Reputation: 3577
I am reindexing files from multiple folders. A file initially looks like this:
Combined Percent
0101 50
0102 25
0104 25
I then use this code to create a new index which is the union of the indexes of all my files in a folder:
import pandas as pd
from glob import glob
folders=(r'C:\pathway_to_folders')
for folder in os.listdir(folders):
path=os.path.join(folders,folder)
filenames=glob(os.path.join(path+'/*.csv'))
def rfile(fn):
return pd.read_csv(fn, dtype='str', index_col=0)

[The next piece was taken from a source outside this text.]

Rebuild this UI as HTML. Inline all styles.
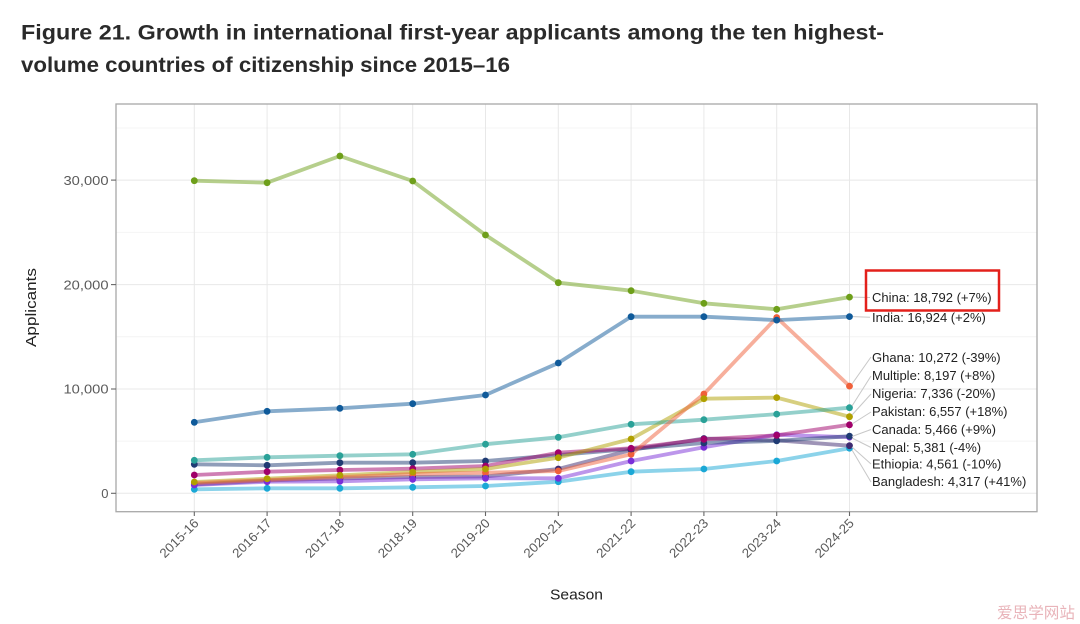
<!DOCTYPE html>
<html><head><meta charset="utf-8"><style>
html,body{margin:0;padding:0;background:#fff;}
svg{display:block;}
</style></head><body>
<svg width="1080" height="624" viewBox="0 0 1080 624" xmlns="http://www.w3.org/2000/svg" font-family="'Liberation Sans', Arial, sans-serif">
<rect width="1080" height="624" fill="#fff"/>
<text x="21" y="39.5" font-size="21.5" font-weight="bold" fill="#2a2a2a" textLength="863" lengthAdjust="spacingAndGlyphs">Figure 21. Growth in international first-year applicants among the ten highest-</text>
<text x="21" y="72" font-size="21.5" font-weight="bold" fill="#2a2a2a" textLength="489" lengthAdjust="spacingAndGlyphs">volume countries of citizenship since 2015–16</text>

<!-- grid -->
<g stroke="#f4f4f4" stroke-width="1">
<line x1="116" y1="441.1" x2="1037" y2="441.1"/><line x1="116" y1="336.8" x2="1037" y2="336.8"/><line x1="116" y1="232.4" x2="1037" y2="232.4"/><line x1="116" y1="128" x2="1037" y2="128"/>
</g>
<g stroke="#e8e8e8" stroke-width="1">
<line x1="116" y1="493.3" x2="1037" y2="493.3"/><line x1="116" y1="389" x2="1037" y2="389"/><line x1="116" y1="284.6" x2="1037" y2="284.6"/><line x1="116" y1="180.1" x2="1037" y2="180.1"/>
<line x1="194.3" y1="104" x2="194.3" y2="511.7"/><line x1="267.1" y1="104" x2="267.1" y2="511.7"/><line x1="339.9" y1="104" x2="339.9" y2="511.7"/><line x1="412.7" y1="104" x2="412.7" y2="511.7"/><line x1="485.5" y1="104" x2="485.5" y2="511.7"/><line x1="558.3" y1="104" x2="558.3" y2="511.7"/><line x1="631.1" y1="104" x2="631.1" y2="511.7"/><line x1="703.9" y1="104" x2="703.9" y2="511.7"/><line x1="776.7" y1="104" x2="776.7" y2="511.7"/><line x1="849.5" y1="104" x2="849.5" y2="511.7"/>
</g>
<rect x="116" y="104" width="921" height="407.7" fill="none" stroke="#a8a8a8" stroke-width="1.3"/>

<!-- ticks -->
<g stroke="#666" stroke-width="1.1">
<line x1="111" y1="493.3" x2="116" y2="493.3"/><line x1="111" y1="389" x2="116" y2="389"/><line x1="111" y1="284.6" x2="116" y2="284.6"/><line x1="111" y1="180.1" x2="116" y2="180.1"/>
<line x1="194.3" y1="511.7" x2="194.3" y2="516"/><line x1="267.1" y1="511.7" x2="267.1" y2="516"/><line x1="339.9" y1="511.7" x2="339.9" y2="516"/><line x1="412.7" y1="511.7" x2="412.7" y2="516"/><line x1="485.5" y1="511.7" x2="485.5" y2="516"/><line x1="558.3" y1="511.7" x2="558.3" y2="516"/><line x1="631.1" y1="511.7" x2="631.1" y2="516"/><line x1="703.9" y1="511.7" x2="703.9" y2="516"/><line x1="776.7" y1="511.7" x2="776.7" y2="516"/><line x1="849.5" y1="511.7" x2="849.5" y2="516"/>
</g>
<g font-size="13" fill="#5a5a5a" text-anchor="end">
<text x="108.5" y="498">0</text>
<text x="108.5" y="393.7" textLength="45" lengthAdjust="spacingAndGlyphs">10,000</text>
<text x="108.5" y="289.3" textLength="45" lengthAdjust="spacingAndGlyphs">20,000</text>
<text x="108.5" y="184.8" textLength="45" lengthAdjust="spacingAndGlyphs">30,000</text>
</g>
<g font-size="13" fill="#5a5a5a" text-anchor="end">
<text transform="translate(199.5,524) rotate(-45)" textLength="49" lengthAdjust="spacingAndGlyphs">2015-16</text>
<text transform="translate(272.3,524) rotate(-45)" textLength="49" lengthAdjust="spacingAndGlyphs">2016-17</text>
<text transform="translate(345.1,524) rotate(-45)" textLength="49" lengthAdjust="spacingAndGlyphs">2017-18</text>
<text transform="translate(417.9,524) rotate(-45)" textLength="49" lengthAdjust="spacingAndGlyphs">2018-19</text>
<text transform="translate(490.7,524) rotate(-45)" textLength="49" lengthAdjust="spacingAndGlyphs">2019-20</text>
<text transform="translate(563.5,524) rotate(-45)" textLength="49" lengthAdjust="spacingAndGlyphs">2020-21</text>
<text transform="translate(636.3,524) rotate(-45)" textLength="49" lengthAdjust="spacingAndGlyphs">2021-22</text>
<text transform="translate(709.1,524) rotate(-45)" textLength="49" lengthAdjust="spacingAndGlyphs">2022-23</text>
<text transform="translate(781.9,524) rotate(-45)" textLength="49" lengthAdjust="spacingAndGlyphs">2023-24</text>
<text transform="translate(854.7,524) rotate(-45)" textLength="49" lengthAdjust="spacingAndGlyphs">2024-25</text>
</g>
<text transform="translate(36,307.5) rotate(-90)" font-size="15" fill="#222" text-anchor="middle" textLength="79" lengthAdjust="spacingAndGlyphs">Applicants</text>
<text x="550" y="599.5" font-size="15" fill="#222" textLength="53" lengthAdjust="spacingAndGlyphs">Season</text>

<!-- lines -->
<g fill="none" stroke-width="3.8" stroke-linejoin="round" stroke-linecap="round" stroke-opacity="0.5">
<polyline stroke="#1aa8d6" points="194.3,489.3 267.1,488.3 339.9,488.3 412.7,487.3 485.5,486 558.3,481.7 631.1,471.7 703.9,469 776.7,461 849.5,448.2"/>
<polyline stroke="#3d2a70" points="194.3,484.5 267.1,480.5 339.9,478.5 412.7,477 485.5,476.5 558.3,469 631.1,450 703.9,438.5 776.7,440.4 849.5,445.7"/>
<polyline stroke="#7a2ed8" points="194.3,485 267.1,481.7 339.9,481.3 412.7,479.3 485.5,478.3 558.3,478.3 631.1,461 703.9,447.3 776.7,434.8 849.5,437.1"/>
<polyline stroke="#1f3b73" points="194.3,464.3 267.1,465.3 339.9,462.7 412.7,462.7 485.5,461 558.3,455 631.1,449 703.9,443 776.7,440.9 849.5,436.2"/>
<polyline stroke="#a0006a" points="194.3,475 267.1,471.7 339.9,470 412.7,468.7 485.5,466 558.3,452.7 631.1,448.3 703.9,439.3 776.7,435.3 849.5,424.8"/>
<polyline stroke="#b0a000" points="194.3,482 267.1,478.7 339.9,475.3 412.7,472 485.5,469 558.3,457.7 631.1,439 703.9,398.7 776.7,397.6 849.5,416.7"/>
<polyline stroke="#2aa198" points="194.3,460.3 267.1,457.3 339.9,455.7 412.7,454.3 485.5,444.2 558.3,437.3 631.1,424.3 703.9,419.7 776.7,414.1 849.5,407.7"/>
<polyline stroke="#f0603a" points="194.3,483 267.1,480 339.9,477 412.7,474 485.5,472.7 558.3,471 631.1,454.3 703.9,394 776.7,317.5 849.5,386.1"/>
<polyline stroke="#0f5a9a" points="194.3,422.3 267.1,411.3 339.9,408.3 412.7,403.7 485.5,395 558.3,363 631.1,316.7 703.9,316.7 776.7,320.1 849.5,316.6"/>
<polyline stroke="#6e9f1a" points="194.3,180.7 267.1,182.7 339.9,156 412.7,181 485.5,235 558.3,282.7 631.1,290.7 703.9,303.3 776.7,309.3 849.5,297.1"/>
</g>

<!-- points -->
<g>
<g fill="#1aa8d6"><circle cx="194.3" cy="489.3" r="3.4"/><circle cx="267.1" cy="488.3" r="3.4"/><circle cx="339.9" cy="488.3" r="3.4"/><circle cx="412.7" cy="487.3" r="3.4"/><circle cx="485.5" cy="486" r="3.4"/><circle cx="558.3" cy="481.7" r="3.4"/><circle cx="631.1" cy="471.7" r="3.4"/><circle cx="703.9" cy="469" r="3.4"/><circle cx="776.7" cy="461" r="3.4"/><circle cx="849.5" cy="448.2" r="3.4"/></g>
<g fill="#3d2a70"><circle cx="194.3" cy="484.5" r="3.4"/><circle cx="267.1" cy="480.5" r="3.4"/><circle cx="339.9" cy="478.5" r="3.4"/><circle cx="412.7" cy="477" r="3.4"/><circle cx="485.5" cy="476.5" r="3.4"/><circle cx="558.3" cy="469" r="3.4"/><circle cx="631.1" cy="450" r="3.4"/><circle cx="703.9" cy="438.5" r="3.4"/><circle cx="776.7" cy="440.4" r="3.4"/><circle cx="849.5" cy="445.7" r="3.4"/></g>
<g fill="#f0603a"><circle cx="194.3" cy="483" r="3.4"/><circle cx="267.1" cy="480" r="3.4"/><circle cx="339.9" cy="477" r="3.4"/><circle cx="412.7" cy="474" r="3.4"/><circle cx="485.5" cy="472.7" r="3.4"/><circle cx="558.3" cy="471" r="3.4"/><circle cx="631.1" cy="454.3" r="3.4"/><circle cx="703.9" cy="394" r="3.4"/><circle cx="776.7" cy="317.5" r="3.4"/><circle cx="849.5" cy="386.1" r="3.4"/></g>
<g fill="#7a2ed8"><circle cx="194.3" cy="485" r="3.4"/><circle cx="267.1" cy="481.7" r="3.4"/><circle cx="339.9" cy="481.3" r="3.4"/><circle cx="412.7" cy="479.3" r="3.4"/><circle cx="485.5" cy="478.3" r="3.4"/><circle cx="558.3" cy="478.3" r="3.4"/><circle cx="631.1" cy="461" r="3.4"/><circle cx="703.9" cy="447.3" r="3.4"/><circle cx="776.7" cy="434.8" r="3.4"/><circle cx="849.5" cy="437.1" r="3.4"/></g>
<g fill="#1f3b73"><circle cx="194.3" cy="464.3" r="3.4"/><circle cx="267.1" cy="465.3" r="3.4"/><circle cx="339.9" cy="462.7" r="3.4"/><circle cx="412.7" cy="462.7" r="3.4"/><circle cx="485.5" cy="461" r="3.4"/><circle cx="558.3" cy="455" r="3.4"/><circle cx="631.1" cy="449" r="3.4"/><circle cx="703.9" cy="443" r="3.4"/><circle cx="776.7" cy="440.9" r="3.4"/><circle cx="849.5" cy="436.2" r="3.4"/></g>
<g fill="#a0006a"><circle cx="194.3" cy="475" r="3.4"/><circle cx="267.1" cy="471.7" r="3.4"/><circle cx="339.9" cy="470" r="3.4"/><circle cx="412.7" cy="468.7" r="3.4"/><circle cx="485.5" cy="466" r="3.4"/><circle cx="558.3" cy="452.7" r="3.4"/><circle cx="631.1" cy="448.3" r="3.4"/><circle cx="703.9" cy="439.3" r="3.4"/><circle cx="776.7" cy="435.3" r="3.4"/><circle cx="849.5" cy="424.8" r="3.4"/></g>
<g fill="#b0a000"><circle cx="194.3" cy="482" r="3.4"/><circle cx="267.1" cy="478.7" r="3.4"/><circle cx="339.9" cy="475.3" r="3.4"/><circle cx="412.7" cy="472" r="3.4"/><circle cx="485.5" cy="469" r="3.4"/><circle cx="558.3" cy="457.7" r="3.4"/><circle cx="631.1" cy="439" r="3.4"/><circle cx="703.9" cy="398.7" r="3.4"/><circle cx="776.7" cy="397.6" r="3.4"/><circle cx="849.5" cy="416.7" r="3.4"/></g>
<g fill="#2aa198"><circle cx="194.3" cy="460.3" r="3.4"/><circle cx="267.1" cy="457.3" r="3.4"/><circle cx="339.9" cy="455.7" r="3.4"/><circle cx="412.7" cy="454.3" r="3.4"/><circle cx="485.5" cy="444.2" r="3.4"/><circle cx="558.3" cy="437.3" r="3.4"/><circle cx="631.1" cy="424.3" r="3.4"/><circle cx="703.9" cy="419.7" r="3.4"/><circle cx="776.7" cy="414.1" r="3.4"/><circle cx="849.5" cy="407.7" r="3.4"/></g>
<g fill="#0f5a9a"><circle cx="194.3" cy="422.3" r="3.4"/><circle cx="267.1" cy="411.3" r="3.4"/><circle cx="339.9" cy="408.3" r="3.4"/><circle cx="412.7" cy="403.7" r="3.4"/><circle cx="485.5" cy="395" r="3.4"/><circle cx="558.3" cy="363" r="3.4"/><circle cx="631.1" cy="316.7" r="3.4"/><circle cx="703.9" cy="316.7" r="3.4"/><circle cx="776.7" cy="320.1" r="3.4"/><circle cx="849.5" cy="316.6" r="3.4"/></g>
<g fill="#6e9f1a"><circle cx="194.3" cy="180.7" r="3.4"/><circle cx="267.1" cy="182.7" r="3.4"/><circle cx="339.9" cy="156" r="3.4"/><circle cx="412.7" cy="181" r="3.4"/><circle cx="485.5" cy="235" r="3.4"/><circle cx="558.3" cy="282.7" r="3.4"/><circle cx="631.1" cy="290.7" r="3.4"/><circle cx="703.9" cy="303.3" r="3.4"/><circle cx="776.7" cy="309.3" r="3.4"/><circle cx="849.5" cy="297.1" r="3.4"/></g>
</g>

<!-- leader lines -->
<g stroke="#c8c8c8" stroke-width="1">
<line x1="853" y1="297.1" x2="870" y2="297.5"/>
<line x1="853" y1="316.6" x2="870" y2="317.3"/>
<line x1="852" y1="384" x2="871" y2="357"/>
<line x1="852" y1="406" x2="871" y2="376"/>
<line x1="852" y1="415" x2="871" y2="394"/>
<line x1="852" y1="424" x2="871" y2="412"/>
<line x1="852" y1="436.5" x2="871" y2="429.5"/>
<line x1="852" y1="438" x2="871" y2="447.5"/>
<line x1="852" y1="447" x2="871" y2="464"/>
<line x1="852" y1="450" x2="871" y2="482"/>
</g>

<!-- labels -->
<g font-size="13" fill="#222">
<text x="872" y="302.2">China: 18,792 (+7%)</text>
<text x="872" y="321.8">India: 16,924 (+2%)</text>
<text x="872" y="361.8">Ghana: 10,272 (-39%)</text>
<text x="872" y="380.2">Multiple: 8,197 (+8%)</text>
<text x="872" y="397.8">Nigeria: 7,336 (-20%)</text>
<text x="872" y="416.2">Pakistan: 6,557 (+18%)</text>
<text x="872" y="433.8">Canada: 5,466 (+9%)</text>
<text x="872" y="451.8">Nepal: 5,381 (-4%)</text>
<text x="872" y="468.5">Ethiopia: 4,561 (-10%)</text>
<text x="872" y="486.2">Bangladesh: 4,317 (+41%)</text>
</g>

<rect x="866" y="270.5" width="133" height="40" fill="none" stroke="#e3201b" stroke-width="2.5"/>

<text x="997" y="618" font-size="15.6" fill="#e9b4ba" font-family="'Noto Sans CJK SC', 'WenQuanYi Zen Hei', sans-serif" textLength="78" lengthAdjust="spacingAndGlyphs">爱思学网站</text>
</svg>
</body></html>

dfs = [rfile(fn) for fn in filenames]
idx = dfs[0].index
for i in range(1, len(dfs)):
idx = idx.union(dfs[i].index)
print idx
when I set the column Combined
as the index column, dfs
now looks like this:
Combined Percent
101 50
102 25
104 25
Is there a way to keep the formatting for the index the same as the original column, or to manipulate my code to not have to set an index possibly?
Upvotes: 3
Views: 53
Reputation: 394101
I believe that this is still a long standing bug where you can't set the dtype and specify the same column as the index column, you have to do this as a secondary step:
def rfile(fn):
return pd.read_csv(fn, dtype=str).set_index('Combined')
Upvotes: 2